Because DiscoverTypes is built upon WV Linewise it's command line interface is the interface from WV Linewise... well I could wrap the program in a BASH/BAT file to make it more slick, but DiscoverTypes is actually only an example application for WV Linewise so I will not.

The "in" stream ( required )

The "in" stream is where the actual CSV you want to inspect comes from. It could be huge...

If you use the special value - WV Linewise will read STDIN, otherwise this will be taken to be a filename and that file will be read.

The "types" stream (optional)

The "type" stream is a CSV with the following structure.

name regexp
Integer ^-?[0-9]+
String .
NULL ^$

The name is a types name and regexp is a JavaScript regular expression without the enclosing forward slashes.

The "type" parameters (optional)

The type parameters are added to the "types" stream above with the name and the regexp taking the same form. Because WV Linewise has a singular --param command line argument written in the form --param 'name=value, which is moderately too verbose but at least quite specific.

The name must not conflict with any other parameter names otherwise it will need to can be specified in full, for example such as --param 'type=Full UK Date=^[0-9]+/0*[0-9][0-2]?/[0-9]{4}$'. Type parameters names also cannot include the = symbol.

The "mode" parameter (optional)

I think the ease of adding interactive elements within UNIX pipelines is one of the nicest parts of WV Linewise, but equally I would find it mildly annoying to page through over a million rows.

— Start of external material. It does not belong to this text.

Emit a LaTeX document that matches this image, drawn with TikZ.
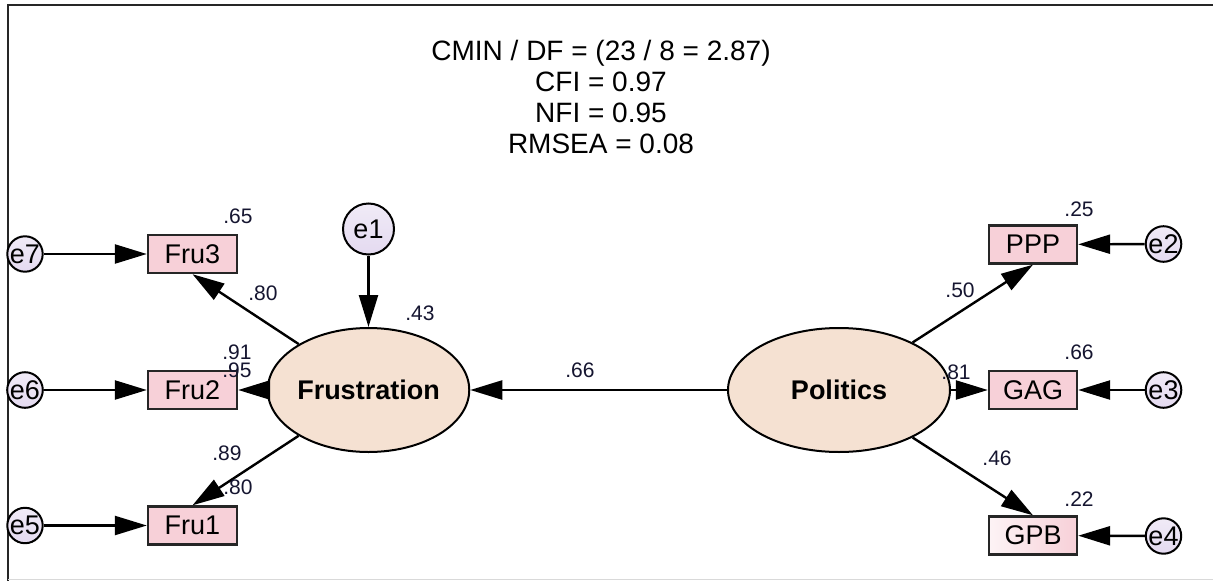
\documentclass[tikz,border=0pt]{standalone}
\usepackage{fontspec}
\setmainfont{Liberation Sans}
\usetikzlibrary{arrows.meta,shapes.geometric}
\definecolor{boxpink}{HTML}{F7D0D8}
\definecolor{latpeach}{HTML}{F5E1D2}
\definecolor{errlav}{HTML}{E4DAF0}
\definecolor{numcol}{HTML}{151530}
\tikzset{
  obsbox/.style={draw=black!85, line width=2.4pt, fill=boxpink, minimum width=89pt, minimum height=38pt, inner sep=0pt, font=\fontsize{27}{27}\selectfont},
  latent/.style={ellipse, draw=black, line width=2pt, fill=latpeach, minimum width=198pt, minimum height=124pt, inner sep=0pt, font=\fontsize{27}{27}\selectfont\bfseries},
  errc/.style={circle, draw=black, line width=2pt, top color=errlav!55, bottom color=errlav, inner sep=0pt, font=\fontsize{27}{27}\selectfont},
  coef/.style={inner sep=0pt, text=numcol, font=\fontsize{21}{21}\selectfont},
  path/.style={line width=2.4pt, -{Triangle[length=32pt,width=19pt]}},
}
\begin{document}
\begin{tikzpicture}[x=1pt,y=-1pt]
\useasboundingbox (0,0) rectangle (1213,581);
\fill[white] (0,0) rectangle (1213,581);
% frame
\draw[line width=2.2pt, black!85] (8,581) -- (8,5) -- (1213,5);
\draw[line width=1pt, black!15] (8,579.5) -- (1213,579.5);
% fit indices
\node[align=center, inner sep=0pt, font=\fontsize{28}{31}\selectfont] (fit) at (601,97)
  {CMIN / DF = (23 / 8 = 2.87)\\CFI = 0.97\\NFI = 0.95\\RMSEA = 0.08};
% latent variables
\node[latent] (Frus) at (368.5,390) {Frustration};
\node[latent, minimum width=222pt] (Pol) at (839,390) {Politics};
% observed
\node[obsbox] (Fru3) at (192.5,254) {Fru3};
\node[obsbox] (Fru2) at (192.5,390) {Fru2};
\node[obsbox] (Fru1) at (192.5,525.5) {Fru1};
\node[obsbox, minimum width=88pt] (PPP) at (1033,244.5) {PPP};
\node[obsbox, minimum width=88pt] (GAG) at (1033,390) {GAG};
\node[obsbox, minimum width=88pt, fill=none, left color=boxpink!25, right color=boxpink] (GPB) at (1033,535.5) {GPB};
% errors
\node[errc, minimum size=32pt] (e7) at (25,254) {e7};
\node[errc, minimum size=32pt] (e6) at (25,390) {e6};
\node[errc, minimum size=32pt] (e5) at (25,525.5) {e5};
\node[errc, minimum size=51pt] (e1) at (368.5,229) {e1};
\node[errc, minimum size=33pt] (e2) at (1163.5,244) {e2};
\node[errc, minimum size=33pt] (e3) at (1163.5,390) {e3};
\node[errc, minimum size=33pt] (e4) at (1163.5,536) {e4};
% paths
\draw[path] (e7) -- (Fru3);
\draw[path] (e6) -- (Fru2);
\draw[path] (e5) -- (Fru1);
\draw[path] (e1) -- (Frus);
\draw[path] (Frus) -- (Fru3.south);
\draw[path] (Frus) -- (Fru2);
\draw[path] (Frus) -- (Fru1.north);
\draw[path] (Pol) -- (Frus);
\draw[path] (Pol) -- (PPP.south);
\draw[path] (Pol) -- (GAG);
\draw[path] (Pol) -- (GPB.north);
\draw[path] (e2) -- (PPP);
\draw[path] (e3) -- (GAG);
\draw[path] (e4) -- (GPB);
% coefficients
\node[coef] (c65) at (238,216) {.65};
\node[coef] (c80a) at (263,293) {.80};
\node[coef] (c91) at (237,352) {.91};
\node[coef] (c95) at (237,370) {.95};
\node[coef] (c89) at (227,453) {.89};
\node[coef] (c80b) at (238,487) {.80};
\node[coef] (c43) at (420,313) {.43};
\node[coef] (c66a) at (580,370) {.66};
\node[coef] (c25) at (1079,209) {.25};
\node[coef] (c50) at (960,290) {.50};
\node[coef] (c66b) at (1079,352) {.66};
\node[coef] (c81) at (956,372) {.81};
\node[coef] (c46) at (997,458) {.46};
\node[coef] (c22) at (1079,499) {.22};
\end{tikzpicture}
\end{document}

To deal with this I have introduced a "mode" to Discover Types which can take one of three values:

  • manual The default mode is "manual" and in this mode you will have to press "More" on the user interface to page through the data.
  • continuous This mode will page automatically and will stop at the end, waiting for you to press the "Exit" button,
  • continuous-and-exit This is same as continuous except that it exits automatically at the end.